L'Académie Delphinale a un peu plus de deux siècles d'existence, comme une quinzaine d'autres en France, qui se créèrent dans le sillage de l'Académie française avec des décalages de l'ordre du siècle ou du demi-siècle.
Celle du Dauphiné est née de la bibliothèque de Mgr Jean de Caulet, évêque de Grenoble de 1726 à 1771. Mise en vente à sa mort, elle fut achetée par souscription publique en 1772 pour une valeur de 45.000 livres, ceci à l'initiative d'un groupe de notables cultivés qui voulaient voir Grenoble dotée d'une bibliothèque publique comme les autres grandes villes du royaume. L'achat fait, restait à en assurer la gestion et l'installation.
Portrait de Mgr de Caulet (Bibliothèque municipale de Grenoble, cote Pd09CAUL2b)
Ex-libris de Mgr de Caulet (Bibliothèque municipale de Grenoble, cote Ms.519 Rés)

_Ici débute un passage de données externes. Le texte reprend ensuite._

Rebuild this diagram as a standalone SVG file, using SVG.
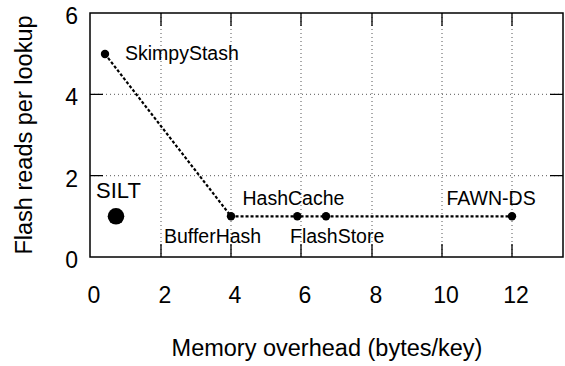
<svg xmlns="http://www.w3.org/2000/svg" width="565" height="366" viewBox="0 0 565 366">
<style>
text{font-family:"Liberation Sans",Arial,sans-serif;fill:#000}
.tick{font-size:23px}
.axis{font-size:23.5px}
.lbl{font-size:19.5px}
.grid{stroke:#555;stroke-width:1;stroke-dasharray:1 3;fill:none}
.tk{stroke:#000;stroke-width:1.3;fill:none}
.frame{stroke:#000;stroke-width:1.5;fill:none}
.data{stroke:#000;stroke-width:2.2;stroke-dasharray:3 2;fill:none}
.pt{fill:#000}
</style>
<g id="grid">
<path class="grid" d="M161 13V257M231 13V257M301 13V257M372 13V257M442 13V257M512 13V257M90 94.3H563M90 175.7H563"/>
</g>
<g id="ticks">
<path class="tk" d="M161 257v-13M231 257v-13M301 257v-13M372 257v-13M442 257v-13M512 257v-13M161 13v13M231 13v13M301 13v13M372 13v13M442 13v13M512 13v13M90 94.3h13M90 175.7h13M563 94.3h-13M563 175.7h-13"/>
</g>
<rect class="frame" x="90" y="13" width="473" height="244"/>
<g id="tick-labels" class="tick">
<text x="78" y="24" text-anchor="end">6</text>
<text x="78" y="105.3" text-anchor="end">4</text>
<text x="78" y="186.7" text-anchor="end">2</text>
<text x="78" y="268" text-anchor="end">0</text>
<text x="94" y="303" text-anchor="middle">0</text>
<text x="165" y="303" text-anchor="middle">2</text>
<text x="235" y="303" text-anchor="middle">4</text>
<text x="305" y="303" text-anchor="middle">6</text>
<text x="376" y="303" text-anchor="middle">8</text>
<text x="446" y="303" text-anchor="middle">10</text>
<text x="516" y="303" text-anchor="middle">12</text>
</g>
<g id="axis-labels" class="axis">
<text x="327" y="356" text-anchor="middle">Memory overhead (bytes/key)</text>
<text transform="translate(32 135) rotate(-90)" text-anchor="middle">Flash reads per lookup</text>
</g>
<g id="connectors">
<path class="data" d="M105 54L231 216.3H512"/>
</g>
<g id="SkimpyStash">
<circle class="pt" cx="105" cy="54" r="4.2"/>
<text class="lbl" x="125" y="60">SkimpyStash</text>
</g>
<g id="BufferHash">
<circle class="pt" cx="231" cy="216.3" r="4.2"/>
<text class="lbl" x="164" y="243">BufferHash</text>
</g>
<g id="HashCache">
<circle class="pt" cx="297.3" cy="216.3" r="4.2"/>
<text class="lbl" x="242.5" y="205">HashCache</text>
</g>
<g id="FlashStore">
<circle class="pt" cx="326" cy="216.3" r="4.2"/>
<text class="lbl" x="290" y="243">FlashStore</text>
</g>
<g id="FAWN-DS">
<circle class="pt" cx="512" cy="216.3" r="4.2"/>
<text class="lbl" x="446.5" y="205">FAWN-DS</text>
</g>
<g id="SILT">
<circle class="pt" cx="116" cy="216.3" r="8.3"/>
<text x="96" y="197.5" style="font-size:22px">SILT</text>
</g>
</svg>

Pour ce qui est de sa gestion, une assemblée générale des souscripteurs réunie à Grenoble en juillet 1772, désigna 12 de ses membres pour constituer le conseil de gestion, chiffre porté à 25 l'année suivante. Le secrétaire en était le Dr Henri Gagnon, grand-père maternel de Stendhal. Ce premier conseil de gestion fut approuvé par lettres patentes de Louis XVI en novembre 1780 sous le nom de Société littéraire, terme transformé en Académie Delphinale en mars 1789, toujours par lettres patentes du roi, pour récompenser la société de sa remarquable activité.
Lettres-patentes de Louis XVI (Bibliothèque municipale de Grenoble, cote T 283)
Le nombre des membres fut porté à 36 titulaires, résidant obligatoirement à Grenoble, et 100 associés, libres de leur résidence. Parmi les premiers titulaires, figurent Dolomieu, Servan, Condorcet, Villars, Mounier, et bien d'autres noms connus.
Mais la tourmente révolutionnaire arrêta l'activité de la jeune académie, un décret de la Convention l'ayant supprimée en 1793. Elle réapparaît en 1796 sous une forme modeste, puis en 1802 sous le nom de Société des Sciences et des Arts de la ville de Grenoble, et compte alors parmi ses membres le préfet Fourier et l'égyptologue Champollion aux côtés de Choderlos de Laclos. De nouveau mise en sommeil après les Cent-Jours, elle ne reprend vie qu'en 1836 sous l'impulsion d'un maire énergique, Hugues Berriat, et recouvre même, en 1844, son nom d'Académie Delphinale dont elle était privée depuis un demi-siècle.
En 1842, elle comporte 50 fauteuils de membres titulaires, nombre porté à 60 en 1889.
Elle est reconnue d'utilité publique en 1898 et va désormais rassembler les principaux témoins de l'histoire intellectuelle de l'Isère et du Dauphiné.
Pour ce qui est de son installation, les 40.000 volumes de la bibliothèque de Mgr de Caulet trouvèrent d'abord place dans des locaux situés dans l'ancien collège des Jésuites (l'actuel lycée Stendhal). On en voit encore l'entrée depuis le passage du Lycée, entrée toujours surmontée de l'inscription « Bibliothèque publique ». Il y avait là une enfilade de quelques salles, dont l'une servait de salle de réunion.
Puis l'ensemble fut transféré dans le Musée-Bibliothèque de la place de Verdun, construit en 1870. Là aussi, l'espace finit par manquer si bien que l'Académie dut se résigner à se séparer de la bibliothèque, par ailleurs dotée depuis longtemps de sa propre administration. Elle se réunit dans plusieurs locaux successifs dépendant de la Caisse d'Epargne de Grenoble avant de s'installer aux Archives départementales, tandis que la bibliothèque municipale (aujourd'hui Bibliothèque d'Étude et du Patrimoine) était transférée en 1970 dans ses locaux actuels du boulevard Maréchal-Lyautey.
En 2020, l'Académie quitte les Archives départementales de l'Isère, et installe son siège au Musée dauphinois.